In the US, our buildings are responsible for about 50% of our collective carbon emissions. Transportation is responsible for 30%. Though there is some overlap in those two statistics, the point is that reducing or eliminating the carbon emissions from those two sectors would almost single handedly get us to the healthy emission benchmarks defined by the present scientific consensus. Here’s how the Nauhaus does its part:
Renewable energy systems such as photovoltaics (solar electric), solar thermal, wind power, and hydro power create energy for use in buildings without burning fossil fuels. Therefore, if the energy required to heat, cool, and electrify a building comes solely from these renewable sources, then the building is said to be zero net energy(ZNE) and consequently no carbon emissions are required to run it. However, those energy systems (as well as the building materials and a variety of other variables required to create the building) emitted carbon during their manufacture or transport. If we, however, produce more renewable energy than our building needs and place this electricity onto the utility grid for use elsewhere, we are preventing the burning of a measurable amount of fossil fuels, namely the fuel that would have been required to produce that amount of electricity. Therefore, if we calculate the amount of carbon it took to construct our building, we can produce enough surplus renewable energy on site beyond what it takes to run the building to offset those carbon emissions . This scenario is called carbon neutrality (CN).
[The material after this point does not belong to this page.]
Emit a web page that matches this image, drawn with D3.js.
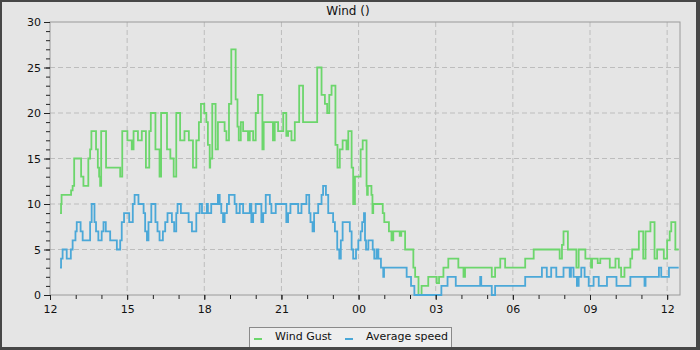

Every Nauhaus is designed to be what we call “carbon neutral ready”. We start by creating the most energy efficient building envelope possible. This means super-insulation and lots of internal thermal mass combined with passive solar design (heating, cooling, daylighting), innovative high efficiency mechanical systems, and very efficient lights and appliances. The result is buildings that use up to 90% less energy and therefore emit significantly less carbon than their conventional counterparts. We add to this efficiency a focus on local and site-harvested materials that have a small carbon footprint in their manufacture. Some of these materials, like wood and Tradical® Hemcrete®, can actually be carbon negative because they are sequestering carbon that would have been returned to the atmosphere if not used as a building material.
These combined measures have reduced our building’s carbon and energy footprint sufficiently to allow renewable energy systems designed for ZNE or CN to be much smaller and therefore more affordable. These systems are still expensive, so many projects won’t have the budget for their full implementation initially. That’s why we design these systems to be “plug and play” which means that they can be installed during construction or easily added at some later date, therefore bringing true carbon neutrality within the reach of many more building projects.
The two most direct ways to reduce carbon emissions connected to transportation are (1) to get more of what you need locally and (2) to walk and bike more. Every Nauhaus design integrates indoor and outdoor living, rainwater collection and greywater irrigation with a diverse edible landscape and habitat. This means a lot of food and water can be produced and collected on site rather than trucked in. Also, though a Nauhaus can be built anywhere, our goal is to focus on urban infill, mixed used developments, apartments, and cohousing because inner city living allows for more pedestrian and bike transportation. Not only does this result in less carbon emissions, it’s healthier and a better avenue toward the creation of community.
We won’t claim to be financial experts but we will hazard the opinion that it’s time to adjust our social financial perspective. The concept of profit for short term gain has proven problematic to say the least. However, it isn’t only shifty financial wizards who have caught the bug. Our present approach to housing is based on minimizing upfront costs and designing for resale. The result is large, short-lived, inefficient buildings that only take, contributing nothing. They use untold resources to construct and maintain, but don’t produce energy or food. Over their lifetimes they are incredibly expensive because they were built for the lowest cost per square foot that an economy tooled to mass production could muster.
The Nauhaus approach turns this logic on its head. We design to maximize the long term economy of the built environment. Insulation, for example, is an incredible value. Once installed, it will do its job of saving energy and therefore money for many, many years without further input. Once a building is constructed, it is very difficult to improve the overall insulation envelope, so spending more on insulation in initial construction makes sound financial sense. The same is true of a building’s structural system. Relatively small monetary expenditures on structural components can increase the lifespan of a building by decades and even centuries. You only get one chance to do it right, so it’s very shortsighted not to make an investment with such an incredible return.
These are only examples of a perspective that creates buildings that on a lifecycle basis are considerably less expensive than their conventional cousins. Ultimately, we don’t believe that the burden of these decisions should be left only to the individual. The resources saved and pollution avoided by quality design and construction benefit all of us, so individuals should be given incentives to “do the right thing”.
Okay, we don’t have the hubris to claim that our little housing system can make a dent in these perennial human foibles. We do believe, though, that the global economy and our consumer culture have perhaps unwittingly conspired to take a lot of our personal power away. Not too long ago, ours was a rural culture, and a rural world, in which we took care of most of our own needs either directly or on a local economic level. We aren’t suggesting and actually don’t desire a return to “a simpler time”. What excites us is the present opportunity to take the best of what technology and mass production have to offer and combine it with low-tech sustainability perfected by our great grandparents. Urban agriculture, site harvested resources and power, walkable commerce, mixed use environments, local manufacturing, and a host of other extant strategies will make us more self-reliant, healthier, and we believe happier while they help us solve the environmental and economic problems we presently face. It’s this dynamic that allows us to say, “Hey, global climate change isn’t a problem. It’s an opportunity to make life better!”